ETYK’S ludicrous demands have helped the government because it can now pretend it will not give in to the unions. A report in yesterday’s Politis, quoting official sources, said there was no way such high compensations would be paid and that a maximum of 100k per worker had been set, as if this were reasonable. The CCB has set a budget limit of €100m for workers’ compensations, the paper reported. Only a bankrupt company owned by the state can afford to squander €100m in workers’ compensations.

ODYSSEAS’ personal vendetta against law commissioner Leda Koursoumba continued at the legislature on Thursday where he made new revelations about her husband’s dealings with the Co-op Central Bank that dated back to 2003.

Odysseas went through Andreas Koursoumbas’ dealings with the bank from 2003 to 2017 and accused him of being a strategic defaulter and alleging he made false statements about his income. He also warned that he would inform the CCB that its decision to write off €37,000 from Koursoumbas’ loan could “be the result of false pretences.”

The guy is scary and his message to all officials is very clear – ‘Dare to stand up to me and if I don’t find any dirt on you, I will come after your spouse.’ Nobody will accuse Odysseas of abusing his power to settle personal scores, fearing he would go after their nearest and dearest if he fails to bully them into submission.

Chief bean counter Odysseas Michaelides

THE MORALLY superior Odysseas recently related the following story to CyBC TV show Proti Ekpombi to illustrate that he also has a human side. He said he had sat with a minister to discuss something over a cup of coffee and they bickered over who would pay for the coffees.

In the end, the minister paid for them. In the audit he carried out of the ministry, some time later, Odysseas said he found a receipt for the coffee he had been bought by the minister. He used this example to explain the lack of respect for public money. That he remembered to check a coffee bill amounting to three or four euro many months later says it all about the guy’s bean-counting qualities. The coffee auditor has not accused the minister of wasting the taxpayer’s money on coffees but given the opportunity he will.

THE CYPRIOT lobby in the US may have finally found a way of influencing the White House and securing presidential backing for a fair and just solution to the Cyprob. After 40 years of failure in this regard, PSEKA (International Coordinating Committee Justice for Cyprus) may have discovered the magic formula.
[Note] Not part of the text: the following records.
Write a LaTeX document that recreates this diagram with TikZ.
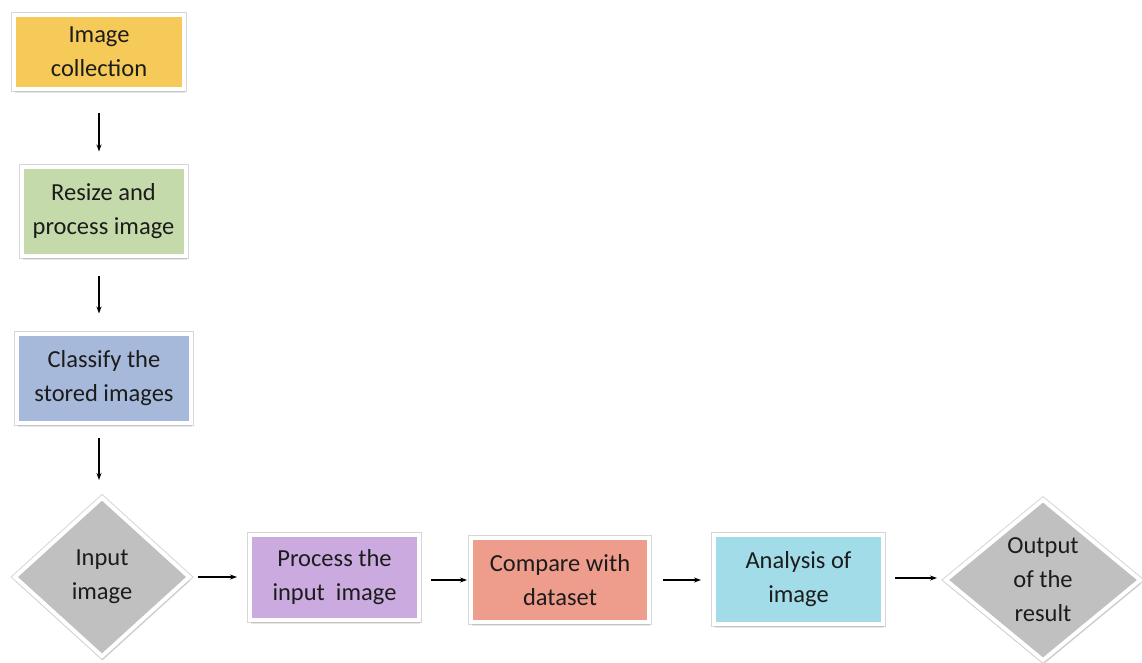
\documentclass[tikz,border=0pt]{standalone}
\usepackage{fontspec}
\setmainfont{Carlito}
\usetikzlibrary{shapes.geometric,shadows,arrows.meta}
\definecolor{cgold}{HTML}{F6CA58}
\definecolor{cgreen}{HTML}{C4DAAA}
\definecolor{cblue}{HTML}{A6B9DB}
\definecolor{cpurple}{HTML}{CBABDF}
\definecolor{csalmon}{HTML}{EE9C8C}
\definecolor{ccyan}{HTML}{A2DCE8}
\definecolor{cgrey}{HTML}{C0C0C0}
\definecolor{ctext}{HTML}{1C1C1C}
\tikzset{
  bevel/.style={preaction={draw=black!16, line width=6pt},
    drop shadow={opacity=0.2, shadow xshift=1pt, shadow yshift=-4pt}},
  box/.style={rectangle, draw=white, line width=4pt, inner sep=0pt, align=center,
    text=ctext, font=\fontsize{24.5}{34}\selectfont, bevel},
  dia/.style={diamond, draw=white, line width=4pt, inner sep=0pt, align=center,
    fill=cgrey, text=ctext, font=\fontsize{24.5}{34}\selectfont, bevel},
  arr/.style={-{Stealth[length=7pt,width=5pt]}, line width=1.1pt, black}
}
\begin{document}
\begin{tikzpicture}[x=1pt,y=-1pt]
\useasboundingbox (0,0) rectangle (1142,662);
\node[box, fill=cgold, minimum width=170pt, minimum height=74pt] (a) at (99,52) {Image\\collection};
\node[box, fill=cgreen, minimum width=164pt, minimum height=89pt] (b) at (103.5,211) {Resize and\\process image};
\node[box, fill=cblue, minimum width=174pt, minimum height=89pt] (c) at (104,378) {Classify the\\stored images};
\node[dia, minimum width=176pt, minimum height=160pt] (d) at (102,577) {Input\\image};
\node[box, fill=cpurple, minimum width=169pt, minimum height=85pt] (e) at (334.5,577.5) {Process the\\input\ \ image};
\node[box, fill=csalmon, minimum width=178pt, minimum height=84pt] (f) at (560,580) {Compare with\\dataset};
\node[box, fill=ccyan, minimum width=169pt, minimum height=89pt] (g) at (798.5,579.5) {Analysis of\\image};
\node[dia, minimum width=196pt, minimum height=162pt] (h) at (1043,580) {Output\\of the\\result};
\draw[arr, shorten <=22pt, shorten >=13pt] (a.south) -- (a.south |- b.north);
\draw[arr, shorten <=18pt, shorten >=18pt] (b.south -| a.south) -- (a.south |- c.north);
\draw[arr, shorten <=13pt, shorten >=15pt] (c.south -| a.south) -- (a.south |- d.north);
\draw[arr, shorten <=6pt, shorten >=11pt] (d.east) -- (d.east -| e.west);
\draw[arr, shorten <=10pt, shorten >=2pt] (e.east |- f.west) -- (f.west);
\draw[arr, shorten <=12pt, shorten >=11pt] (f.east) -- (f.east -| g.west);
\draw[arr, shorten <=10pt, shorten >=6pt] (g.east |- 0,578) -- (h.west |- 0,578);
\end{tikzpicture}
\end{document}
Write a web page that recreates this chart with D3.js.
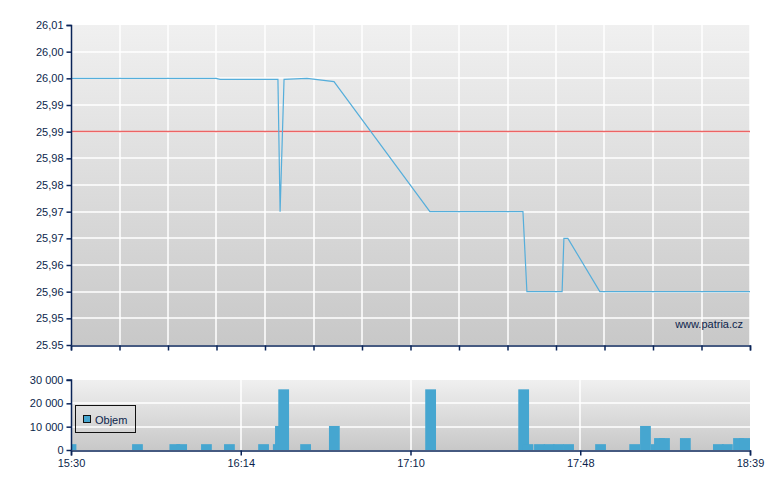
<!DOCTYPE html>
<html>
<head>
<meta charset="utf-8">
<script src="https://cdn.jsdelivr.net/npm/d3@7"></script>
<style>
  body { margin: 0; background: #fff; }
  svg { display: block; }
  text { font-family: "Liberation Sans", Arial, sans-serif; font-size: 11px; fill: #0c1f4c; }
</style>
</head>
<body>
<svg id="chart" width="780" height="490"></svg>
<script>
// minutes after 15:30
var priceTimes  = [0, 40.4, 41.5, 57.6, 58.2, 59.3, 65.7, 73.2, 99.9, 125.8, 126.9, 136.7, 137.2, 138.3, 147.2, 189];
var priceValues = [26.000, 26.000, 25.9998, 25.9998, 25.975, 25.9998, 26.000, 25.9994, 25.975, 25.975, 25.960, 25.960, 25.970, 25.970, 25.960, 25.960];
var prevClose = 25.99;

var volTimes  = [0, 18.5, 28.9, 30.8, 37.7, 44.1, 53.6, 57.7, 58.3, 59.2, 65.3, 73.3, 100.1, 126.0, 127.2, 130.4, 133.1, 135.7, 138.5, 147.4, 156.9, 159.9, 162.9, 163.8, 165.2, 171.0, 180.2, 182.7, 185.8, 187.5];
var volValues = [2500, 2500, 2500, 2500, 2500, 2500, 2500, 2500, 10300, 26000, 2500, 10300, 26000, 26000, 2500, 2500, 2500, 2500, 2500, 2500, 2500, 10300, 2500, 5100, 5100, 5100, 2500, 2500, 5100, 5100];

var priceTicks = [26.01, 26.005, 26.00, 25.995, 25.99, 25.985, 25.98, 25.975, 25.97, 25.965, 25.96, 25.955, 25.95];
var priceTickLabels = ["26,01", "26,00", "26,00", "25,99", "25,99", "25,98", "25,98", "25,97", "25,97", "25,96", "25,96", "25,95", "25.95"];
var volTicks = [0, 10000, 20000, 30000];
var volTickLabels = ["0", "10 000", "20 000", "30 000"];
var timeTicks = [0, 47.25, 94.5, 141.75, 189];
var timeTickLabels = ["15:30", "16:14", "17:10", "17:48", "18:39"];

var svg = d3.select("#chart");
var left = 71, right = 750;
var axisColor = "#0a2458";

var x = d3.scaleLinear().domain([0, 189]).range([left, right]);
var yP = d3.scaleLinear().domain([25.95, 26.01]).range([345, 25]);
var yV = d3.scaleLinear().domain([0, 30000]).range([450, 380]);

var defs = svg.append("defs");
var g1 = defs.append("linearGradient").attr("id", "bgTop").attr("x1", 0).attr("y1", 0).attr("x2", 0).attr("y2", 1);
g1.append("stop").attr("offset", 0).attr("stop-color", "#f0f0f0");
g1.append("stop").attr("offset", 1).attr("stop-color", "#c8c8c8");
var g2 = defs.append("linearGradient").attr("id", "bgBot").attr("x1", 0).attr("y1", 0).attr("x2", 0).attr("y2", 1);
g2.append("stop").attr("offset", 0).attr("stop-color", "#f0f0f0");
g2.append("stop").attr("offset", 1).attr("stop-color", "#c8c8c8");
defs.append("clipPath").attr("id", "clipBot").append("rect")
    .attr("x", left).attr("y", 370).attr("width", right - left).attr("height", 80);

// ---- price panel ----
svg.append("rect").attr("x", left).attr("y", 25).attr("width", right - left).attr("height", 320)
    .attr("fill", "url(#bgTop)");

var gridTop = svg.append("g").attr("stroke", "#fff").attr("stroke-width", 1.5);
gridTop.selectAll(".h").data(priceTicks.slice(1, -1)).enter().append("line")
    .attr("x1", left).attr("x2", right)
    .attr("y1", function (d) { return Math.round(yP(d)); })
    .attr("y2", function (d) { return Math.round(yP(d)); });
var vgrid = d3.range(1, 15).map(function (i) { return i * 189 / 14; });
gridTop.selectAll(".v").data(vgrid).enter().append("line")
    .attr("y1", 25).attr("y2", 345)
    .attr("x1", function (d) { return Math.round(x(d)); })
    .attr("x2", function (d) { return Math.round(x(d)); });

svg.append("line").attr("x1", left).attr("x2", right)
    .attr("y1", Math.round(yP(prevClose)) - 0.5).attr("y2", Math.round(yP(prevClose)) - 0.5)
    .attr("stroke", "#ec6464").attr("stroke-width", 1.6);

var pts = priceTimes.map(function (t, i) { return [t, priceValues[i]]; });
svg.append("path").datum(pts)
    .attr("fill", "none").attr("stroke", "#55aedb").attr("stroke-width", 1.2)
    .attr("d", d3.line().x(function (d) { return x(d[0]); }).y(function (d) { return yP(d[1]); }));

var yAxisP = d3.axisLeft(yP).tickValues(priceTicks).tickSize(5).tickPadding(3)
    .tickFormat(function (d, i) { return priceTickLabels[i]; });
var gyP = svg.append("g").attr("transform", "translate(" + (left + 0.5) + ",0)").call(yAxisP);
var xAxisTop = d3.axisBottom(x).tickValues([0].concat(vgrid)).tickSize(5).tickFormat("");
var gxT = svg.append("g").attr("transform", "translate(0," + 345.5 + ")").call(xAxisTop);

svg.append("text").attr("x", 743).attr("y", 328).attr("text-anchor", "end").text("www.patria.cz");

// ---- volume panel ----
svg.append("rect").attr("x", left).attr("y", 380).attr("width", right - left).attr("height", 70)
    .attr("fill", "url(#bgBot)");
var gridBot = svg.append("g").attr("stroke", "#fff").attr("stroke-width", 1.5);
gridBot.selectAll(".h").data(volTicks.slice(1, -1)).enter().append("line")
    .attr("x1", left).attr("x2", right)
    .attr("y1", function (d) { return Math.round(yV(d)); })
    .attr("y2", function (d) { return Math.round(yV(d)); });
gridBot.selectAll(".v").data(timeTicks.slice(1, -1)).enter().append("line")
    .attr("y1", 380).attr("y2", 450)
    .attr("x1", function (d) { return Math.round(x(d)); })
    .attr("x2", function (d) { return Math.round(x(d)); });

var barW = 3; // minutes
svg.append("g").attr("clip-path", "url(#clipBot)").selectAll("rect")
    .data(volTimes).enter().append("rect")
    .attr("x", function (d) { return x(d - barW / 2); })
    .attr("width", x(barW) - x(0))
    .attr("y", function (d, i) { return yV(volValues[i]); })
    .attr("height", function (d, i) { return yV(0) - yV(volValues[i]); })
    .attr("fill", "#46a6d0");

var yAxisV = d3.axisLeft(yV).tickValues(volTicks).tickSize(5).tickPadding(3)
    .tickFormat(function (d, i) { return volTickLabels[i]; });
var gyV = svg.append("g").attr("transform", "translate(" + (left + 0.5) + ",0)").call(yAxisV);
var xAxisV = d3.axisBottom(x).tickValues(timeTicks).tickSize(5).tickPadding(4)
    .tickFormat(function (d, i) { return timeTickLabels[i]; });
var gxV = svg.append("g").attr("transform", "translate(0," + 450.5 + ")").call(xAxisV);

[gyP, gxT, gyV, gxV].forEach(function (g) {
    g.select(".domain").attr("stroke", axisColor).attr("stroke-width", 1.5);
    g.selectAll(".tick line").attr("stroke", axisColor).attr("stroke-width", 1.5);
    g.selectAll("text").attr("fill", "#0c1f4c").style("font-size", "11px")
        .style("font-family", '"Liberation Sans", Arial, sans-serif');
});
gyP.select(".domain").attr("d", "M-5,25.5H0V345");
gyV.select(".domain").attr("d", "M-5,380H0V450");

// legend
var leg = svg.append("g");
leg.append("rect").attr("x", 75.5).attr("y", 405.5).attr("width", 60).attr("height", 27)
    .attr("fill", "none").attr("stroke", "#111").attr("stroke-width", 1);
leg.append("rect").attr("x", 83.5).attr("y", 415.5).attr("width", 7).attr("height", 7)
    .attr("fill", "#46a6d0").attr("stroke", "#111");
leg.append("text").attr("x", 95).attr("y", 424).text("Objem");
</script>
</body>
</html>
PSEKA held its 34th Annual Conference at the Trump International Hotel Washington DC in March. The conference received a big write-up on the Daily Beast website, which quoted Noah Bookbinder, the executive director of Citizens for Responsibility and Ethics in Washington as saying: “This seems like a prime example of a special interest hoping that they can influence the president, in part, by bringing business to him.”

In his opening remarks to the conference President of Pseka Philip Christopher said “Trump is not a politician and we hope that he can get the message.” Book a few more conferences at Trump International Hotel and President Trump might call for the immediate withdrawal of Turkish troops from Kyproulla in one of his tweets. At last, there is some hope for us.

I HOPE the foreign ministry will send another note verbale to the ambassadors who ignored the first note verbale and attended the ceremony for the completion of conservation work, funded by the EU, at the Ravelin/Land Gate in the old Famagusta town. Our informer spotted the ambassadors of Italy, Germany, Ireland, Austria and Britain at the ceremony even though he admitted there may have been others he did not know. I hope the perm sec at the foreign ministry calls them in to express his dissatisfaction with their behaviour and that Phillip Christopher will report them to Donald Trump.

THE TAXISNET state service for tax payments is supposed to have 10 or 12 lines to answer queries from the public. One of our customers still could not get through last Tuesday morning despite calling the service for hours. She also got five members of her office staff calling at the same time but not one of them got through in a two-hour spell and this is not even the busy time of the year, the deadline for submissions being October. Does Taxisnet actually employ anyone to answer phone calls or are its lines always unmanned?